Plusieurs remarques à l’issue de l’analyse comparée de l’ancien et du nouveau décret :

- Les vols domestiques qui faisaient l’objet d’une redevance en sont désormais exonérés. Les billets d’avion pour les vols sur le territoire Ivoirien devraient ainsi connaitre une baisse au prorata de cette exonération. La réduction relayée par la presse est indéniable.

- Cependant, pour ce qui concerne les vols en provenance d’Abidjan et contrairement à ce que l’on a pu lire ici et là, le montant de la redevance reste inchangé tant pour les vols à destination de la CEDEAO que des aéroports hors CEDEAO (soit respectivement 4000 francs CFA et 5000 francs CFA). Par ailleurs, aucune trace dans le décret de 2016, de « la redevance de sécurité aérienne fixée à dix mille (10.000) francs CFA ».

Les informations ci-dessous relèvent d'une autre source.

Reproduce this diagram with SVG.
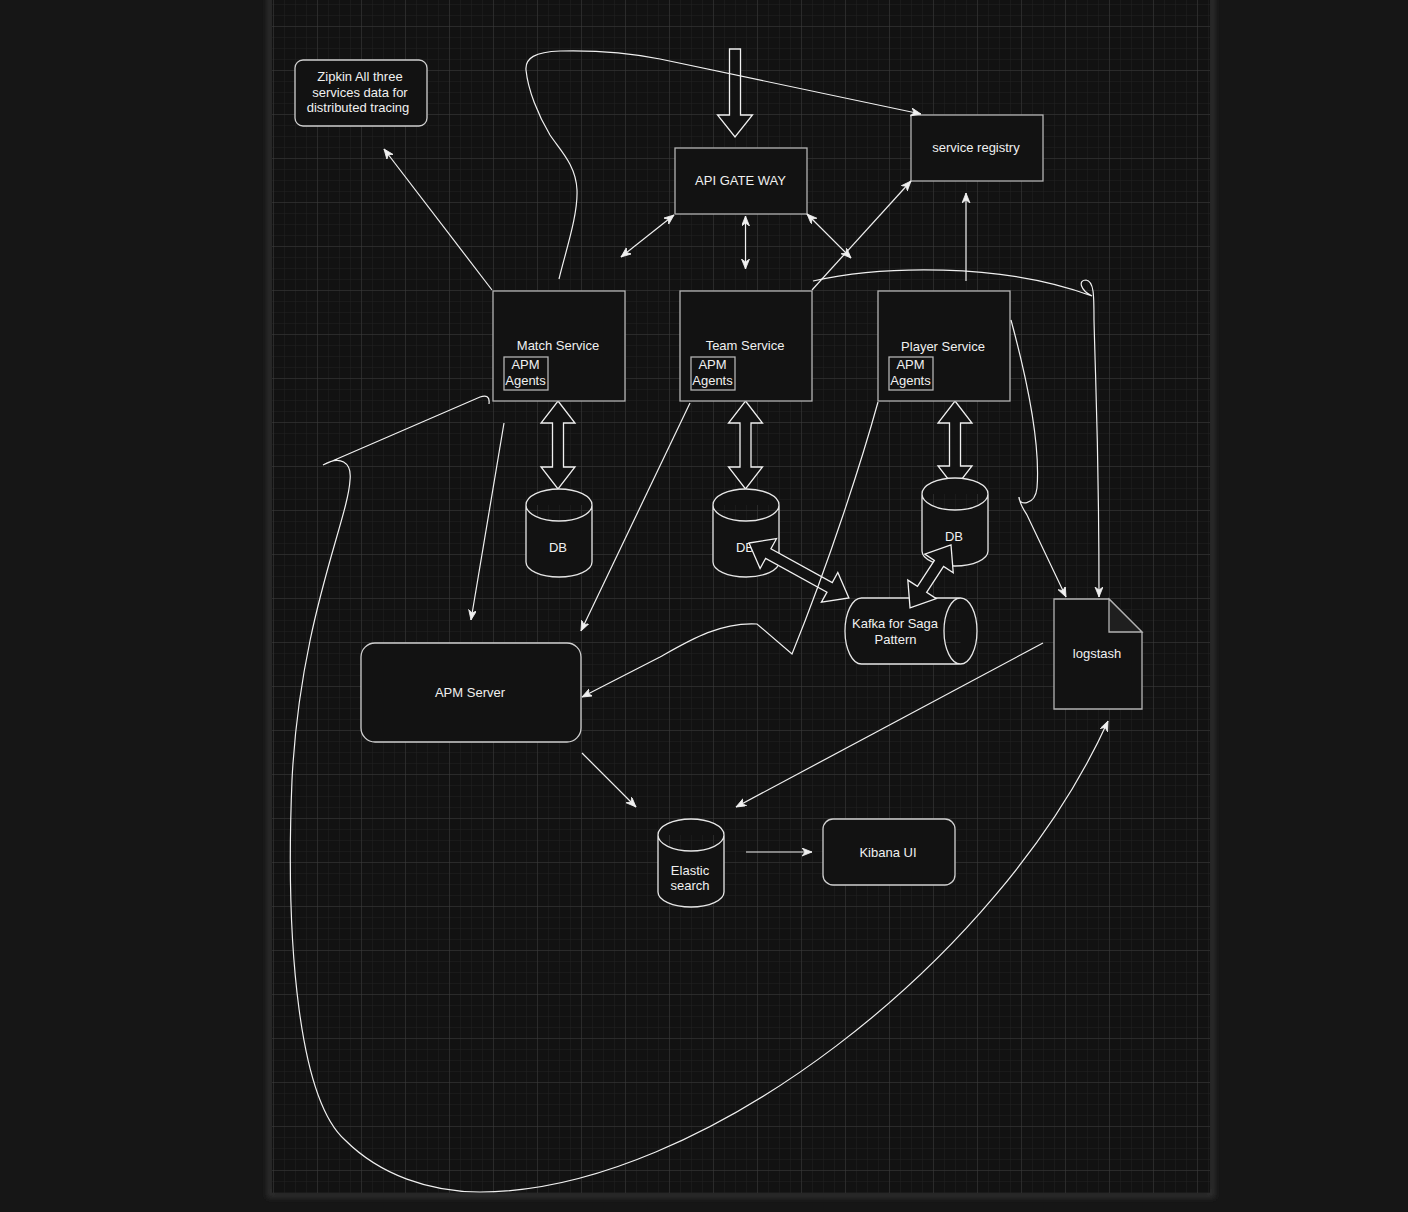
<svg xmlns="http://www.w3.org/2000/svg" width="1408" height="1212" viewBox="0 0 1408 1212">
<style>
text{font-family:"Liberation Sans",Arial,sans-serif;font-size:13px;fill:#f0f0f0;text-anchor:middle;dominant-baseline:central}
.box{fill:#121212;stroke:#b3b3b3;stroke-width:1.3}
.rbox{fill:#121212;stroke:#d0d0d0;stroke-width:1.3}
.cyl{fill:#121212;stroke:#e6e6e6;stroke-width:1.3}
.edge{fill:none;stroke:#f0f0f0;stroke-width:1.2}
.blk{fill:#121212;stroke:#f0f0f0;stroke-width:1.3;stroke-linejoin:miter}
</style>
<defs>
<pattern id="minor" x="273" y="26" width="11" height="11" patternUnits="userSpaceOnUse">
<path d="M0,0 V11 M0,0 H11" fill="none" stroke="#212121" stroke-width="1"/>
</pattern>
<pattern id="major" x="273" y="26" width="44" height="44" patternUnits="userSpaceOnUse">
<path d="M0,0 V44 M0,0 H44" fill="none" stroke="#3a3a3a" stroke-width="1"/>
</pattern>
<marker id="arr" markerWidth="11" markerHeight="9" refX="10" refY="4" orient="auto-start-reverse" markerUnits="userSpaceOnUse" viewBox="0 0 11 9">
<path d="M0,0 L10,4 L0,8 L3,4 Z" fill="#f0f0f0" stroke="#f0f0f0" stroke-width="0.8"/>
</marker>
<filter id="sh" x="-5%" y="-5%" width="110%" height="110%">
<feGaussianBlur stdDeviation="3"/>
</filter>
</defs>
<rect x="0" y="0" width="1408" height="1212" fill="#161616"/>
<rect x="270" y="-10" width="942" height="1205" fill="none" stroke="#3a3a3a" stroke-width="4" filter="url(#sh)"/>
<rect x="272" y="-5" width="938" height="1198" fill="#121212"/>
<rect x="272" y="-5" width="938" height="1198" fill="url(#minor)"/>
<rect x="272" y="-5" width="938" height="1198" fill="url(#major)"/>

<g id="block-arrows">
<polygon class="blk" points="729.5,49 740.5,49 740.5,115 752.5,115 735,137 717.5,115 729.5,115"/>
<polygon class="blk" transform="translate(558,401) rotate(90)" points="0,0 22,-17 22,-5.5 66,-5.5 66,-17 88,0 66,17 66,5.5 22,5.5 22,17"/>
<polygon class="blk" transform="translate(745.5,401) rotate(90)" points="0,0 22,-17 22,-5.5 66,-5.5 66,-17 88,0 66,17 66,5.5 22,5.5 22,17"/>
<polygon class="blk" transform="translate(955,401) rotate(90)" points="0,0 22,-17 22,-5.5 65,-5.5 65,-17 87,0 65,17 65,5.5 22,5.5 22,17"/>
</g>

<g id="zipkin">
<rect class="rbox" x="295" y="60" width="132" height="66" rx="8"/>
<text x="360" y="76.5">Zipkin All three</text>
<text x="360" y="92">services data for</text>
<text x="358" y="107.5">distributed tracing</text>
</g>
<g id="api-gateway">
<rect class="box" x="675" y="148" width="132" height="66"/>
<text x="740.5" y="180">API GATE WAY</text>
</g>
<g id="service-registry">
<rect class="box" x="911" y="115" width="132" height="66"/>
<text x="976" y="147.5">service registry</text>
</g>
<g id="match-service">
<rect class="box" x="493" y="291" width="132" height="110"/>
<text x="558" y="345">Match Service</text>
<rect class="box" x="504" y="357" width="44" height="33"/>
<text x="525.5" y="364.5">APM</text>
<text x="525.5" y="380.5">Agents</text>
</g>
<g id="team-service">
<rect class="box" x="680" y="291" width="132" height="110"/>
<text x="745" y="345">Team Service</text>
<rect class="box" x="691" y="357" width="44" height="33"/>
<text x="712.5" y="364.5">APM</text>
<text x="712.5" y="380.5">Agents</text>
</g>
<g id="player-service">
<rect class="box" x="878" y="291" width="132" height="110"/>
<text x="943" y="346">Player Service</text>
<rect class="box" x="889" y="357" width="44" height="33"/>
<text x="910.5" y="364.5">APM</text>
<text x="910.5" y="380.5">Agents</text>
</g>
<g id="match-db">
<path class="cyl" d="M526,505 A33,16 0 0 1 592,505 L592,562 A33,15 0 0 1 526,562 Z M526,505 A33,16 0 0 0 592,505"/>
<text x="558" y="547">DB</text>
</g>
<g id="team-db">
<path class="cyl" d="M713,505 A33,16 0 0 1 779,505 L779,562 A33,15 0 0 1 713,562 Z M713,505 A33,16 0 0 0 779,505"/>
<text x="745" y="547">DB</text>
</g>
<g id="player-db">
<path class="cyl" d="M922,494 A33,16 0 0 1 988,494 L988,551 A33,15 0 0 1 922,551 Z M922,494 A33,16 0 0 0 988,494"/>
<text x="954" y="536.5">DB</text>
</g>
<g id="kafka">
<path class="cyl" d="M861.5,598 L960.5,598 A16.5,33 0 0 1 960.5,664 L861.5,664 A16.5,33 0 0 1 861.5,598 Z M960.5,598 A16.5,33 0 0 0 960.5,664"/>
<text x="895" y="623.5">Kafka for Saga</text>
<text x="895.5" y="639.5">Pattern</text>
</g>
<g id="db-kafka-arrows">
<polygon class="blk" transform="translate(749,543) rotate(28.8)" points="0,0 22,-17 22,-5.5 92,-5.5 92,-17 114,0 92,17 92,5.5 22,5.5 22,17"/>
<polygon class="blk" transform="translate(951,545) rotate(123.1)" points="0,0 22,-17 22,-5.5 53,-5.5 53,-17 75,0 53,17 53,5.5 22,5.5 22,17"/>
</g>
<g id="logstash">
<path class="box" d="M1054,599 L1109,599 L1142,632 L1142,709 L1054,709 Z"/>
<path d="M1109,599 L1109,632 L1142,632 Z" fill="#1f1f1f" stroke="#b3b3b3" stroke-width="1.3"/>
<text x="1097" y="653.5">logstash</text>
</g>
<g id="apm-server">
<rect class="rbox" x="361" y="643" width="220" height="99" rx="14"/>
<text x="470" y="692.5">APM Server</text>
</g>
<g id="elasticsearch">
<path class="cyl" d="M658,835 A33,16 0 0 1 724,835 L724,892 A33,15 0 0 1 658,892 Z M658,835 A33,16 0 0 0 724,835"/>
<text x="690" y="870">Elastic</text>
<text x="690" y="885.5">search</text>
</g>
<g id="kibana">
<rect class="rbox" x="823" y="819" width="132" height="66" rx="10"/>
<text x="888" y="852">Kibana UI</text>
</g>

<g id="connectors">
<path class="edge" marker-end="url(#arr)" d="M492,290 L384,149"/>
<path class="edge" marker-end="url(#arr)" d="M559,279 C566,250 578,215 577,190 C576,165 560,150 550,135 C538,115 528,90 526,70 C525,58 535,52 560,51 C600,50 630,53 660,59 L921,114"/>
<path class="edge" marker-start="url(#arr)" marker-end="url(#arr)" d="M674,215 L621,257"/>
<path class="edge" marker-start="url(#arr)" marker-end="url(#arr)" d="M745.5,216 L745.5,269"/>
<path class="edge" marker-start="url(#arr)" marker-end="url(#arr)" d="M807,214 L851,258"/>
<path class="edge" marker-end="url(#arr)" d="M812,290 L911,181"/>
<path class="edge" marker-end="url(#arr)" d="M966,281 L966,193"/>
<path class="edge" marker-end="url(#arr)" d="M813,281 C880,266 1000,262 1092,296 C1080,290 1078,280 1086,280 C1094,281 1094,295 1094,320 C1096,400 1099,450 1099,597"/>
<path class="edge" marker-end="url(#arr)" d="M1011,320 C1030,390 1040,450 1037,488 C1035,506 1018,506 1019,497 C1020,505 1024,510 1027,515 L1066,597"/>
<path class="edge" marker-end="url(#arr)" d="M504,423 L471,620"/>
<path class="edge" marker-end="url(#arr)" d="M690,403 L581,631"/>
<path class="edge" marker-end="url(#arr)" d="M878,402 C862,460 830,560 792,654 L757,624 C720,622 690,640 660,657 L582,697"/>
<path class="edge" marker-end="url(#arr)" d="M489,404 C490,396 486,395 480,397 L323,465 C340,455 352,462 350,480 C348,520 300,620 292,780 C285,950 300,1100 345,1140 C380,1175 430,1192 480,1192 C700,1192 1000,960 1108,721"/>
<path class="edge" marker-end="url(#arr)" d="M582,753 L636,807"/>
<path class="edge" marker-end="url(#arr)" d="M1043,643 L736,807"/>
<path class="edge" marker-end="url(#arr)" d="M746,852 L812,852"/>
</g>
</svg>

- Plus encore, les vols à destination d’Abidjan qui avant le récent décret de 2018, ne faisaient l’objet d’aucune taxation sur les passagers, le sont désormais.

Plus qu’une réduction de moitié de la taxe aéroportuaire, se rajoute une nouvelle redevance de sécurité sur les billets d’avion : Celle payée pour les vols à destination d’Abidjan et non plus uniquement en provenance d’Abidjan. L’on comprend mieux comment il sera alors possible d’investir davantage dans des « infrastructures technologiques de dernière génération pour assurer la maitrise des flux migratoires ». Si cet objectif est probablement louable, ce qui reste critiquable est, toute la communication relayée par la presse privée autour de ce décret, donnant ainsi l’impression aux usagers d’une réduction de moitié de la taxe aéroportuaire qui dans les faits, n’en est pas une[3].

Marc Assoumou

[1] http://www.gouv.ci/_conseil-ministre-details.php?recordID=323

[2] http://www.anac.ci/anac/web/docs/DECRET%20N2016-190.pdf

[3] A l’exception bien évidemment des billets d’avion pour les vols domestiques.